Executives to Rio+20 Participants: Take Action for Sustainable Business Growth

Steven Bobson, Europe & Americas Editor
February 22, 2012 /

Policymakers and the business community should ramp up collaboration and demonstrate renewed leadership in order to achieve sustainable and equitable growth objectives, according to recommendations from KPMG’s “Business Perspective on Sustainable Growth: Preparing for Rio+20″ global summit.

Summit attendees agreed to the recommendations as part of the meeting’s goal of providing business input to Rio+20, the upcoming global policy summit in June.

Yvo de Boer, KPMG’s Special Global Advisor on Climate Change and Sustainability said: “Today’s leaders are struggling with complexity. Until now, we found global trends on energy, water security and food scarcity complex enough.

“The convergence of other forces such as population growth, deforestation and a surging middle class is impacting business and the world around us. Leaders are overwhelmed by the sheer scale of these problems and struggling to act. There are ways to solve these problems, and that includes harnessing the capacity of business.”

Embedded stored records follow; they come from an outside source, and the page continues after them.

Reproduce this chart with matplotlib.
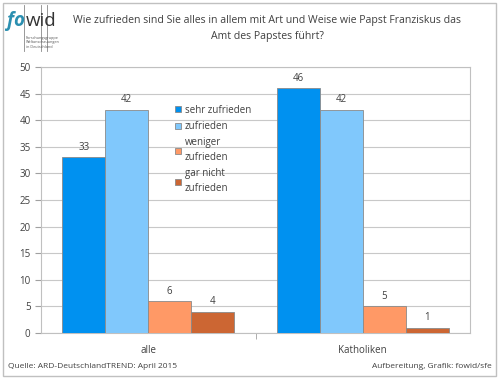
import numpy as np
import matplotlib.pyplot as plt
from matplotlib.patches import Rectangle

plt.rcParams['font.family'] = ['Open Sans', 'DejaVu Sans']

categories = ['alle', 'Katholiken']
series = ['sehr zufrieden', 'zufrieden', 'weniger\nzufrieden', 'gar nicht\nzufrieden']
values = [
    [33, 46],
    [42, 42],
    [6, 5],
    [4, 1],
]
colors = ['#0091f0', '#80c8fc', '#ff9966', '#cc6633']
title = 'Wie zufrieden sind Sie alles in allem mit Art und Weise wie Papst Franziskus das\nAmt des Papstes führt?'
source = 'Quelle: ARD-DeutschlandTREND: April 2015'
credit = 'Aufbereitung, Grafik: fowid/sfe'

txt = '#404040'
fig = plt.figure(figsize=(5, 3.79), dpi=100)
ax = fig.add_axes([0.082, 0.1214, 0.858, 0.7018])

x = np.arange(len(categories))
width = 0.2
grey = '#a0a0a0'
for i, (name, vals) in enumerate(zip(series, values)):
    pos = x + (i - 1.5) * width
    bars = ax.bar(pos, vals, width, color=colors[i], edgecolor='#8a8a8a',
                  linewidth=0.6, label=name, zorder=3)
    for b, v in zip(bars, vals):
        ax.text(b.get_x() + b.get_width() / 2, v + 0.8, str(v), ha='center',
                va='bottom', fontsize=7, color=txt)

ax.set_xlim(-0.5, 1.5)
ax.set_ylim(0, 50)
ax.set_yticks(range(0, 51, 5))
ax.set_xticks(x)
ax.set_xticklabels(categories)
ax.set_xticks([0.5], minor=True)
ax.tick_params(axis='x', which='major', length=0, pad=9, labelsize=7, labelcolor=txt)
ax.tick_params(axis='x', which='minor', length=4, color=grey)
ax.tick_params(axis='y', length=4, color=grey, labelsize=7, labelcolor=txt)
ax.grid(axis='y', color='#c8c8c8', linewidth=0.8, zorder=0)
for s in ax.spines.values():
    s.set_color('#c0c0c0')
    s.set_linewidth(0.8)

leg = ax.legend(loc='upper left', bbox_to_anchor=(0.312, 0.858), frameon=False,
                fontsize=7, handlelength=0.6, handleheight=0.6, handletextpad=0.4,
                labelspacing=0.55, borderaxespad=0, borderpad=0, labelcolor=txt)
for t in leg.get_texts():
    t.set_linespacing(1.45)

fig.text(0.534, 0.925, title, ha='center', va='center', fontsize=7.6, color=txt,
         linespacing=1.65)
fig.text(0.016, 0.034, source, ha='left', va='center', fontsize=6, color=txt)
fig.text(0.984, 0.034, credit, ha='right', va='center', fontsize=6, color=txt)

# logo
fig.text(0.014, 0.944, 'fo', ha='left', va='center', fontsize=13.5, fontweight='bold',
         style='italic', color='#2b8fb0')
fig.text(0.051, 0.944, 'wid', ha='left', va='center', fontsize=13.5, color='#333333')
fig.text(0.052, 0.888, 'Forschungsgruppe\nWeltanschauungen\nin Deutschland', ha='left',
         va='center', fontsize=2.7, color='#555555', linespacing=1.15)
for lx in (0.048, 0.082, 0.094):
    fig.add_artist(plt.Line2D([lx, lx], [0.866, 0.987], color='#888888', linewidth=0.6))

fig.add_artist(Rectangle((0.006, 0.008), 0.986, 0.984, fill=False,
                         edgecolor='#c0c0c0', linewidth=1.0, transform=fig.transFigure))

fig.savefig('out.png', dpi=100)
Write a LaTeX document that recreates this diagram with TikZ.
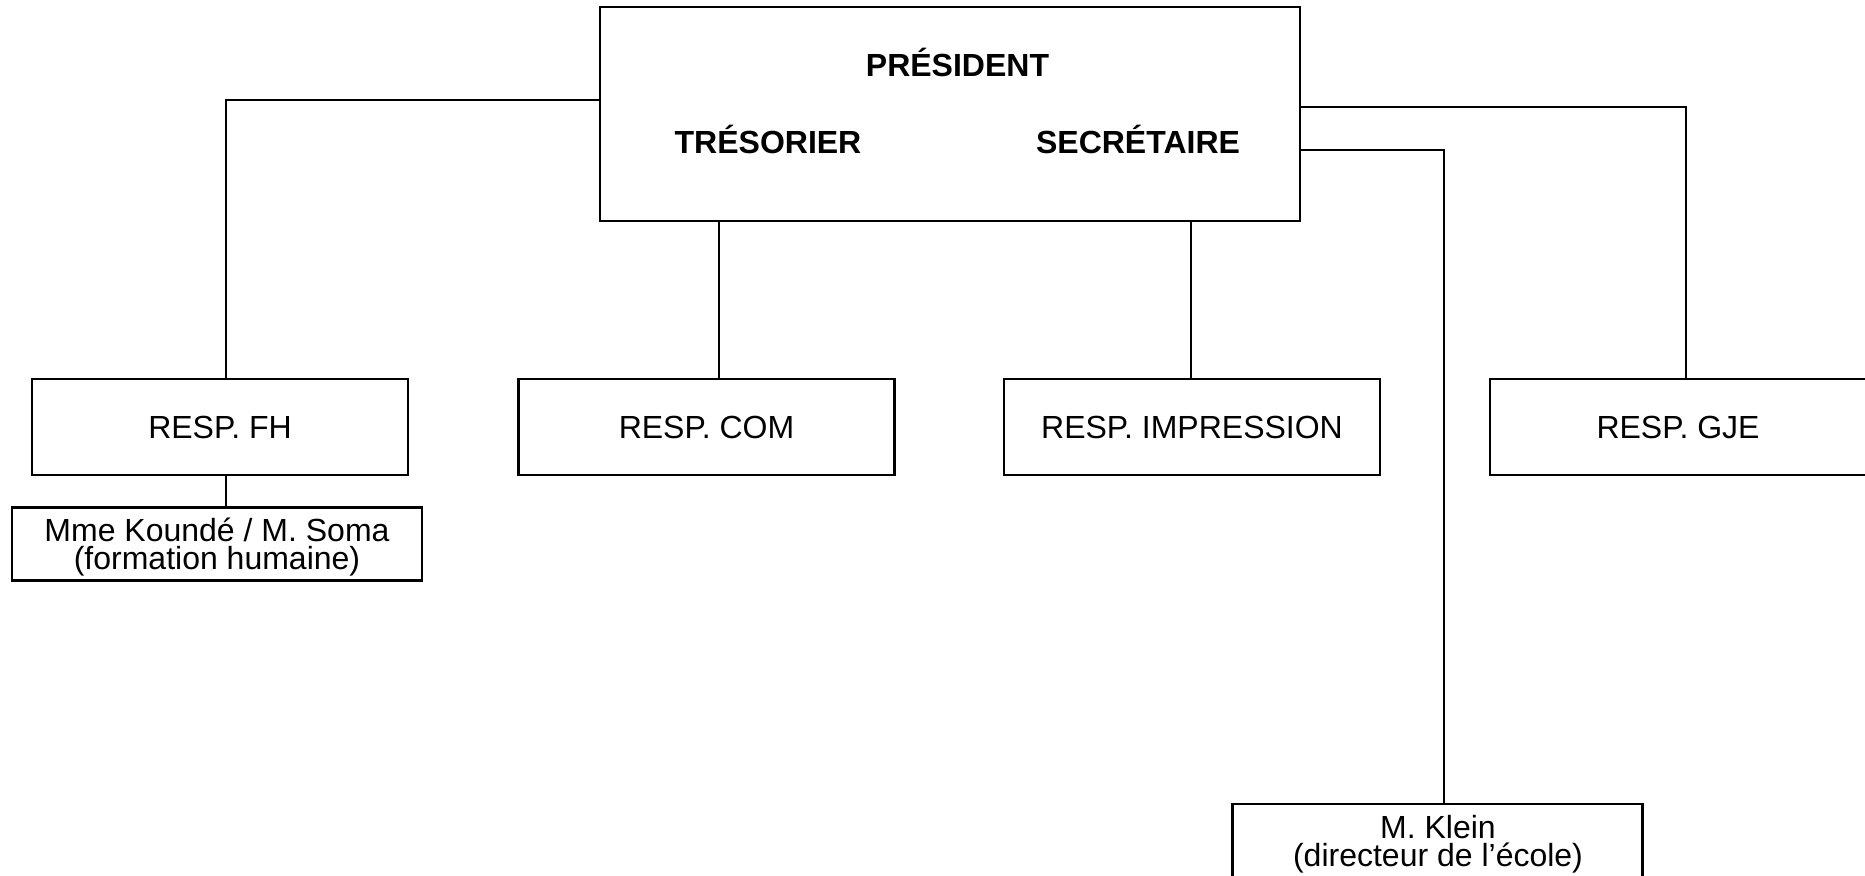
\documentclass[tikz,border=0pt]{standalone}
\usepackage{fontspec}
\setmainfont{Liberation Sans}
\begin{document}
\begin{tikzpicture}[x=1pt,y=-1pt,
  line width=2.5pt, line join=miter,
  box/.style={draw, rectangle, inner sep=0pt, outer sep=0pt},
  respbox/.style={box, minimum width=376pt, minimum height=96pt,
    font=\fontsize{32}{28}\selectfont, text height=22.9pt, text depth=0pt},
  personbox/.style={box, minimum width=410pt, minimum height=73pt},
  lbl/.style={inner sep=0pt, outer sep=0pt, anchor=base, font=\fontsize{32}{28}\selectfont},
  blbl/.style={lbl, font=\fontsize{32}{28}\selectfont\bfseries},
  conn/.style={draw, line width=2.5pt}
]
\useasboundingbox (0,0) rectangle (1865,875);
% top box
\node[box, minimum width=700pt, minimum height=214pt] (bureau) at (950,114) {};
\node[blbl] (pres) at (957.5,76.5) {PRÉSIDENT};
\node[blbl] (tres) at (768,153.5) {TRÉSORIER};
\node[blbl] (secr) at (1138,153.5) {SECRÉTAIRE};
% responsables
\node[respbox] (fh) at (220,427) {RESP. FH};
\node[respbox] (com) at (706.5,427) {RESP. COM};
\node[respbox] (imp) at (1192,427) {RESP. IMPRESSION};
\node[respbox] (gje) at (1678,427) {RESP. GJE};
% persons
\node[personbox] (koun) at (217,544) {};
\node[lbl] (kounA) at (217,541.5) {Mme Koundé / M. Soma};
\node[lbl] (kounB) at (217,569.5) {(formation humaine)};
\node[personbox] (klein) at (1437.5,840.5) {};
\node[lbl] (kleinA) at (1438,838) {M. Klein};
\node[lbl] (kleinB) at (1438,866) {(directeur de l’école)};
% connectors
\draw[conn] ([yshift=-93pt]bureau.north west) -| ([xshift=6pt]fh.north);
\draw[conn] ([xshift=6pt]fh.south) -- ([xshift=6pt]fh.south |- koun.north);
\draw[conn] ([xshift=12.5pt]com.north) -- ([xshift=12.5pt]com.north |- bureau.south);
\draw[conn] ([xshift=-1pt]imp.north) -- ([xshift=-1pt]imp.north |- bureau.south);
\draw[conn] ([yshift=-100pt]bureau.north east) -| ([xshift=8pt]gje.north);
\draw[conn] ([yshift=-143pt]bureau.north east) -| ([xshift=6.5pt]klein.north);
\end{tikzpicture}
\end{document}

“I am encouraged by the exchange of ideas at this Summit from business leaders who are not going to wait. In fact, they are already moving ahead with sustainable solutions. That said, even active leaders with sustainable business practices will run into problems if the policy framework does not create the right investment conditions.”

De Boer said the meeting’s findings included near-unanimous recommendations for Rio+20. Among them, policy leaders should provide long-term, stable and transparent policy frameworks and incentives to scale-up investment in sustainable development; provide strong price signals on resource scarcity and environmental impacts in order to drive investment in sustainable growth; and deliver new platforms for public-private collaboration at the international and national levels.

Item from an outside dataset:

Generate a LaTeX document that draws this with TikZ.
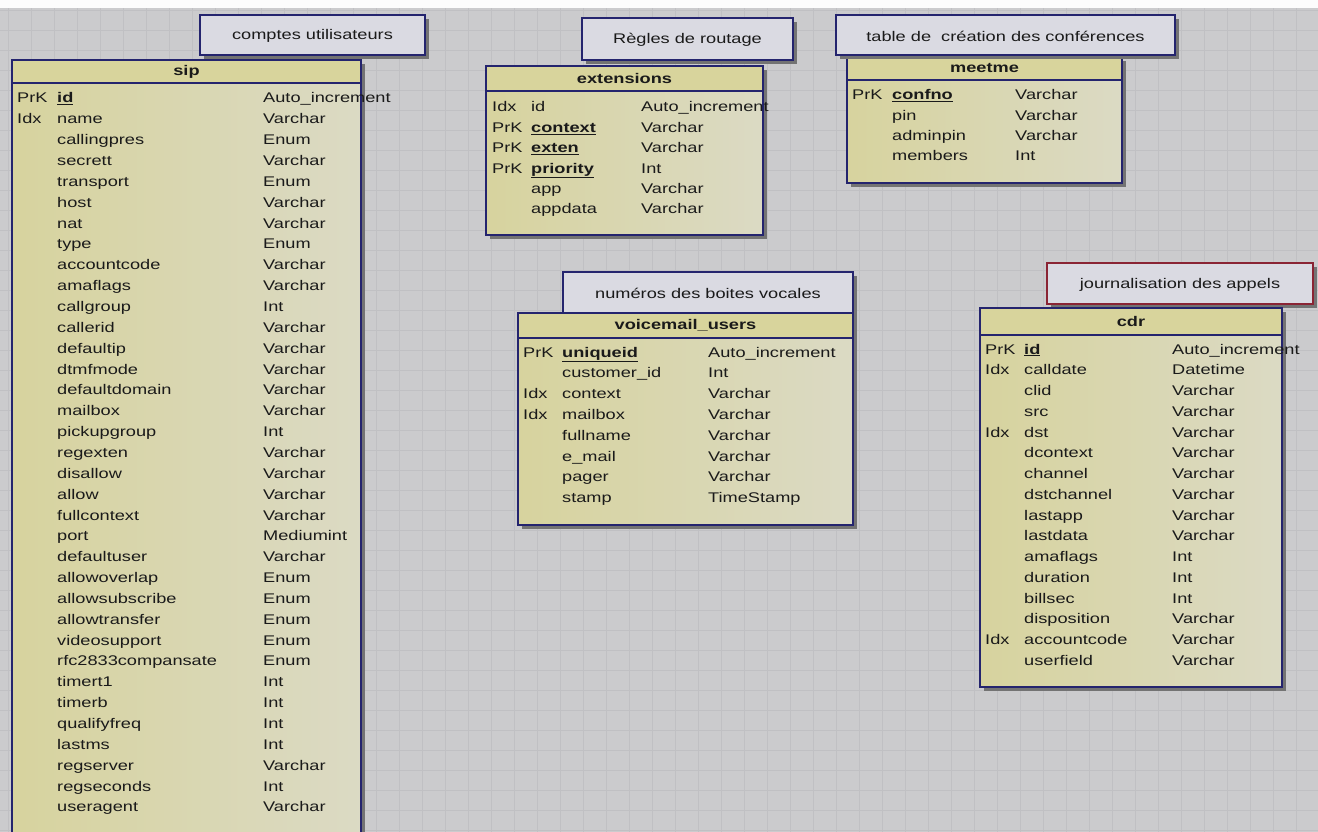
\documentclass[tikz,border=0pt]{standalone}
\usepackage{fontspec}
\setmainfont{Liberation Sans}[FakeStretch=1.3]
\definecolor{bgcol}{HTML}{CBCBCD}
\definecolor{gridcol}{HTML}{C0C0C3}
\definecolor{navy}{HTML}{24246E}
\definecolor{wine}{HTML}{8A2434}
\definecolor{headcol}{HTML}{D8D49C}
\definecolor{bodyleft}{HTML}{D7D39E}
\definecolor{bodyright}{HTML}{DBDAC4}
\definecolor{notefill}{HTML}{DADAE2}
\definecolor{inkcol}{HTML}{1A1A1A}
\newcommand\pkey[1]{\textbf{\underline{#1}}}
% table frame: id, x1, y1, x2, y2, y of header rule, title
\newcommand\dbtable[7]{%
  \fill[tshadow] ({#2+4},{#3+4}) rectangle ({#4+4},{#5+4});
  \path[tbody] (#2,#3) rectangle (#4,#5);
  \fill[thead] (#2,#3) rectangle (#4,#6);
  \draw[tline] (#2,#6) -- (#4,#6);
  \draw[tborder] (#2,#3) rectangle (#4,#5);
  \node[ttitle] (#1-title) at ({(#2+#4)/2},{(#3+#6)/2}) {#7};
}
% table rows: id, x key, x name, x type, y first row, row step, rows
\newcommand\dbrows[7]{%
  \foreach \k/\n/\t [count=\i from 0] in {#7} {
    \node[cell] (#1-k\i) at (#2,{#5+\i*#6+5}) {\k};
    \node[cell] (#1-n\i) at (#3,{#5+\i*#6+5}) {\n};
    \node[cell] (#1-t\i) at (#4,{#5+\i*#6+5}) {\t};
  }
}
% caption box: id, x1, y1, x2, y2, border colour, text
\newcommand\notebox[7]{%
  \fill[tshadow] ({#2+4},{#3+4}) rectangle ({#4+4},{#5+4});
  \draw[fill=notefill, draw=#6, line width=1.8pt] (#2,#3) rectangle (#4,#5);
  \node[notetext] (#1) at ({(#2+#4)/2},{(#3+#5)/2+1}) {#7};
}
\begin{document}
\begin{tikzpicture}[x=1pt,y=-1pt,
  tshadow/.style={fill=black!55},
  tbody/.style={left color=bodyleft, right color=bodyright},
  thead/.style={fill=headcol},
  tline/.style={draw=navy, line width=1.5pt},
  tborder/.style={draw=navy, line width=1.8pt},
  ttitle/.style={inner sep=0pt, text=inkcol, font=\fontsize{14}{16}\selectfont\bfseries},
  cell/.style={anchor=base west, inner sep=0pt, text=inkcol, font=\fontsize{14}{16}\selectfont},
  notetext/.style={inner sep=0pt, text=inkcol, font=\fontsize{14}{16}\selectfont},
  gridline/.style={draw=gridcol, line width=0.8pt}]
\clip (0,0) rectangle (1318,832);
% sheet with faint grid
\fill[bgcol] (0,0) rectangle (1318,832);
\foreach \gx in {8,31,...,1318} \draw[gridline] (\gx,0) -- (\gx,832);
\foreach \gy in {10,30,...,832} \draw[gridline] (0,\gy) -- (1318,\gy);
\fill[white!94!bgcol] (0,0) rectangle (1318,8);

% sip
\notebox{sipnote}{200}{15}{425}{55}{navy}{comptes utilisateurs}
\dbtable{sip}{12}{60}{361}{850}{83}{sip}
\dbrows{sip}{17}{57}{263}{98}{20.85}{%
  PrK/\pkey{id}/Auto\_increment, Idx/name/Varchar, {}/callingpres/Enum,
  {}/secrett/Varchar, {}/transport/Enum, {}/host/Varchar, {}/nat/Varchar,
  {}/type/Enum, {}/accountcode/Varchar, {}/amaflags/Varchar, {}/callgroup/Int,
  {}/callerid/Varchar, {}/defaultip/Varchar, {}/dtmfmode/Varchar,
  {}/defaultdomain/Varchar, {}/mailbox/Varchar, {}/pickupgroup/Int,
  {}/regexten/Varchar, {}/disallow/Varchar, {}/allow/Varchar,
  {}/fullcontext/Varchar, {}/port/Mediumint, {}/defaultuser/Varchar,
  {}/allowoverlap/Enum, {}/allowsubscribe/Enum, {}/allowtransfer/Enum,
  {}/videosupport/Enum, {}/rfc2833compansate/Enum, {}/timert1/Int,
  {}/timerb/Int, {}/qualifyfreq/Int, {}/lastms/Int, {}/regserver/Varchar,
  {}/regseconds/Int, {}/useragent/Varchar}

% extensions
\notebox{extnote}{582}{18}{793}{60}{navy}{Règles de routage}
\dbtable{ext}{486}{66}{763}{235}{91}{extensions}
\dbrows{ext}{492}{531}{641}{107}{20.4}{%
  Idx/id/Auto\_increment, PrK/\pkey{context}/Varchar, PrK/\pkey{exten}/Varchar,
  PrK/\pkey{priority}/Int, {}/app/Varchar, {}/appdata/Varchar}

% meetme
\dbtable{meet}{847}{57}{1122}{183}{80}{meetme}
\notebox{meetnote}{836}{15}{1175}{55}{navy}{table de\ \ création des conférences}
\dbrows{meet}{852}{892}{1015}{95}{20.3}{%
  PrK/\pkey{confno}/Varchar, {}/pin/Varchar, {}/adminpin/Varchar, {}/members/Int}

% voicemail_users
\notebox{vmnote}{563}{272}{853}{313}{navy}{numéros des boites vocales}
\dbtable{vm}{518}{313}{853}{525}{338}{voicemail\_users}
\dbrows{vm}{523}{562}{708}{352}{20.8}{%
  PrK/\pkey{uniqueid}/Auto\_increment, {}/customer\_id/Int, Idx/context/Varchar,
  Idx/mailbox/Varchar, {}/fullname/Varchar, {}/e\_mail/Varchar,
  {}/pager/Varchar, {}/stamp/TimeStamp}

% cdr
\notebox{cdrnote}{1047}{263}{1313}{304}{wine}{journalisation des appels}
\dbtable{cdr}{980}{308}{1282}{687}{335}{cdr}
\dbrows{cdr}{985}{1024}{1172}{349}{20.75}{%
  PrK/\pkey{id}/Auto\_increment, Idx/calldate/Datetime, {}/clid/Varchar,
  {}/src/Varchar, Idx/dst/Varchar, {}/dcontext/Varchar, {}/channel/Varchar,
  {}/dstchannel/Varchar, {}/lastapp/Varchar, {}/lastdata/Varchar,
  {}/amaflags/Int, {}/duration/Int, {}/billsec/Int, {}/disposition/Varchar,
  Idx/accountcode/Varchar, {}/userfield/Varchar}
\end{tikzpicture}
\end{document}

Georg Kell, Executive Director of the UN Global Compact said, “While it is encouraging to see sustainability valued so highly on corporate agendas, we are far from reaching a tipping point. Most companies are not doing enough, and many are not doing anything to address pressing challenges. Rio+20 will be a critical opportunity to change that and move corporate sustainability to global scale. We encourage businesses everywhere to come to Rio with strong commitments and transformative solutions.”

The Summit included recommendations for business to reduce its focus on short-term performance in favor of longer term sustainable growth.
Adopt stretching sustainability targets – for example to reduce water, energy and material use – in order to drive innovation.

“Business affects the state of the world, and the state of the world is now affecting business,” said de Boer. “This Summit has provided a forum for business to offer a constructive perspective to the ongoing sustainability discussion. We are taking these outcomes to Rio+20 to contribute the business perspective, so we can move the sustainability agenda forward.”

The KPMG summit attracted more than 600 top CEOs and senior business leaders from many of the world’s major corporations, along with key policymakers. KPMG International hosted the event, in collaboration with the United Nations Global Compact (UNGC), the World Business Council for Sustainable Development (WBCSD) and the United Nations Environment Programme (UNEP).

Speakers included UN Secretary-General Ban Ki-moon, New York Mayor Michael Bloomberg, former US President Bill Clinton, KPMG International Chairman Michael Andrew, and John B. Veihmeyer, chairman of KPMG’s Americas region and Chairman and CEO of KPMG LLP (US), as well as 50 top CEOs and prominent business and policy voices including: Alstom, the European Climate Action Commission, General Motors, International Finance Corporation, Novozymes, the Organisation for Economic Co-operation and Development (OECD), Philips Electronics North America, Tetra Pak, Unilever and the World Business Council for Sustainable Development.

Central to the three days of discussion was a KPMG report, Expect the Unexpected: Building Business Value in a Changing World, which identifies the 10 megatrends that may impact business and industry.

The KPMG research identified that the external environmental costs of 11 key industry sectors had jumped 50 percent from US$566 billion to US$846 billion in eight years (2002 to 2010), averaging a doubling of these costs every 14 years.

Such external costs often are not reflected on financial statements because they may be items borne either by individuals or society at large, and are often both non-monetary and problematic to quantify for comparison with monetary values, such as the effects of pollution.

The report calculated that if companies had to pay for the full environmental costs of their production, they would lose 41 cents for every $1 in earnings on average.